I am trying to find an algorithm which would check for each edge in a given weighted undirected graph whether it belongs to any of the graph's Minimum Spanning Trees.

I have found many potential solutions to this problem, which use the cycle property of MSTs, that is (quoting Wikipedia): For any cycle C in the graph, if the weight of an edge e of C is larger than the individual weights of all other edges of C, then this edge cannot belong to a MST.

It is obvious to me how this property can be used to determine which edges can definitely not belong to any of the graph's MTSs, but I have doubts if the inverse of the cycle property is also true, that is if: For every cycle C in the graph, if the weight of an edge e of C is less or equal to the individual weight of any other edge of C, then this edge belongs to at least one MST.

In other words, is edge e not being the heaviest edge in every cycle containing e only a necessary condition, or a sufficient condition to e belonging to an MST?

If the above is false, then all I would want to see is a counterexample. If however this is true, could anybody prove why it is so?

Answer 1

If you want to test whether a specific edge belongs to some MST, you can use the following property.

Claim. An edge $e$ belongs some MST if and only if for every $\epsilon > 0$, if we reduce the weight of $e$ by $\epsilon$ then it belongs to all MSTs.

Proof. We first show that if $e$ belongs to some MST then for every $\epsilon > 0$, if we reduce the weight of $e$ by $\epsilon$ then it belongs to all MSTs.

Suppose that MSTs in the original graph have weight $w$. When we decrease the weight of $e$ by $\epsilon$, only trees containing $e$ have decreased weight. Since $e$ belongs to some MST, the new graph has MSTs of weight $w - \epsilon$, and all of them contain $e$.

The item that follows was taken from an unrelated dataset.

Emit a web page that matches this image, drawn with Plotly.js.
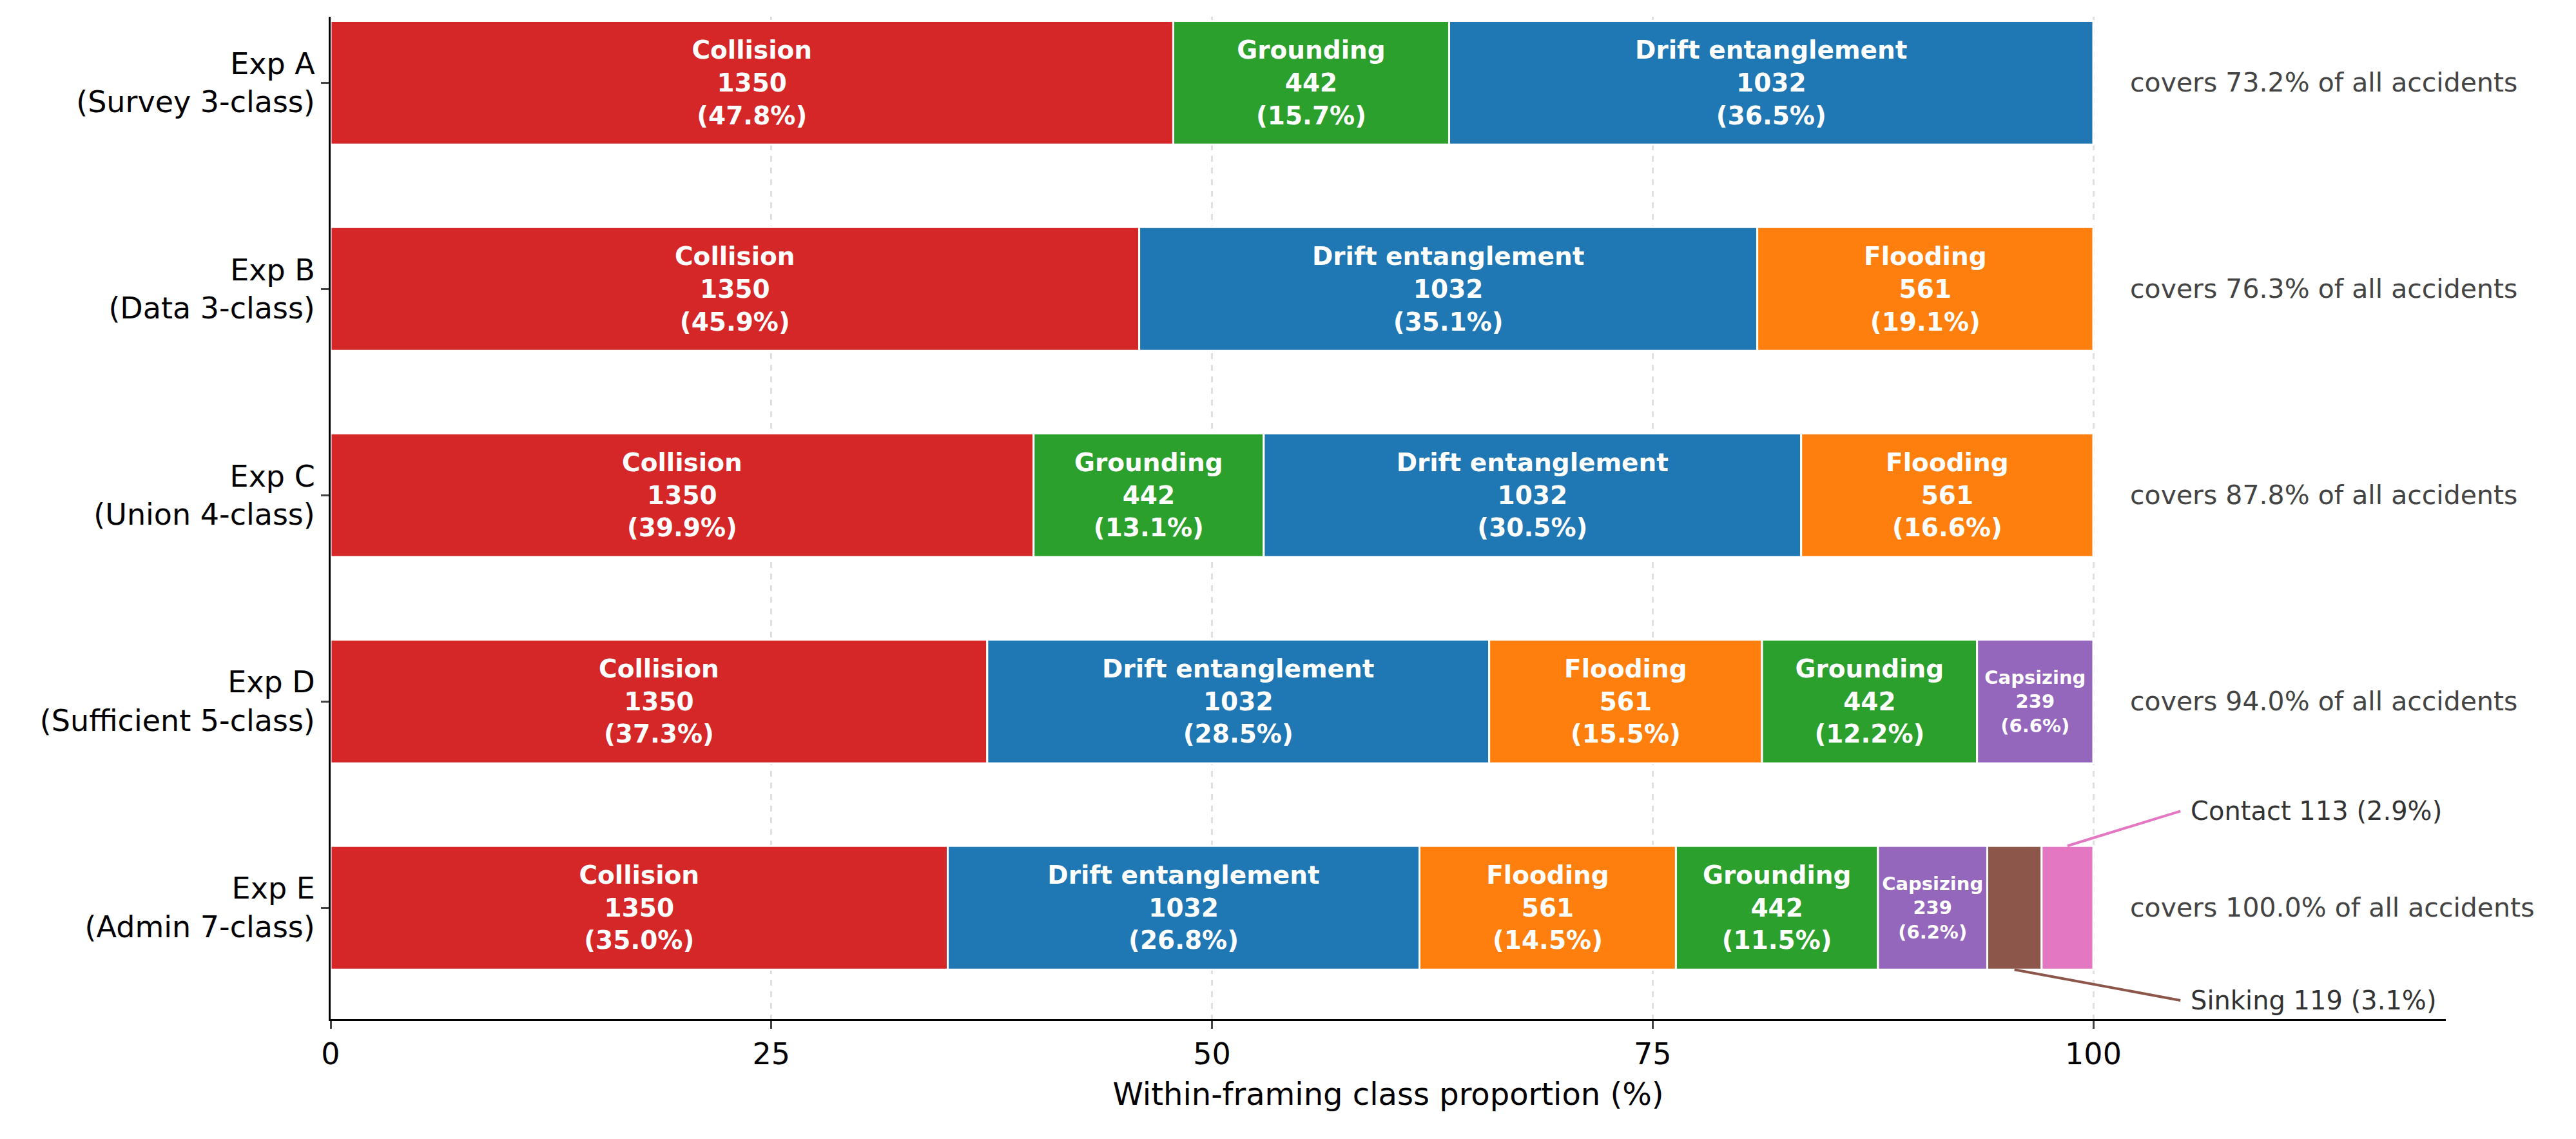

We complete the proof by showing that if $e$ doesn't belong to any MST then for small enough $\epsilon > 0$, if we decrease the weight of $e$ by $\epsilon$ then $e$ still belongs to no MST. Indeed, suppose that MSTs in the original graph have weight $w$, and the lightest spanning tree containing $e$ has weight $w+\delta$ for $\delta > 0$. If we decrease the weight of $e$ by less than $\delta$, it still belongs to no MST. $\qquad \square$

I'll let you figure out how to use the claim to test whether $e$ belongs to some MST; it suffices to find one MST in one graph. The same approach seems wasteful if you want to test all edges. I'll leave you to ponder whether any optimization is possible in that case.

Answer 2

Yuval Filmus's ingenious answer, which shows a way to test whether a specific edge belongs to some MST, does not answer OP's question and request. The question is whether edge $e$ not being the heaviest edge in every cycle containing $e$ only a necessary condition, or a sufficient condition to $e$ belonging to an MST. The request is a counterexample or a proof.

Here is my positive answer with proof, where I have actually proved that an edge is not in any MST if and only if it is is the unique heaviest edge in some cycle. In another word, for any edge $e$, $e$ is not the unique heaviest edge in any cycle if and only if $e$ belongs to an MST.

Here is a closely-related interesting fact. For any edge $e$, $e$ is not a heaviest edge in any cycle if and only if $e$ belongs to every MST. Together with the positive answer, this fact implies immediately the claim in Yuval Filmus's ingenious answer: An edge $e$ belongs some MST if and only if for every $ϵ\gt0$, if we reduce the weight of $e$ by $ϵ$ then it belongs to all MSTs.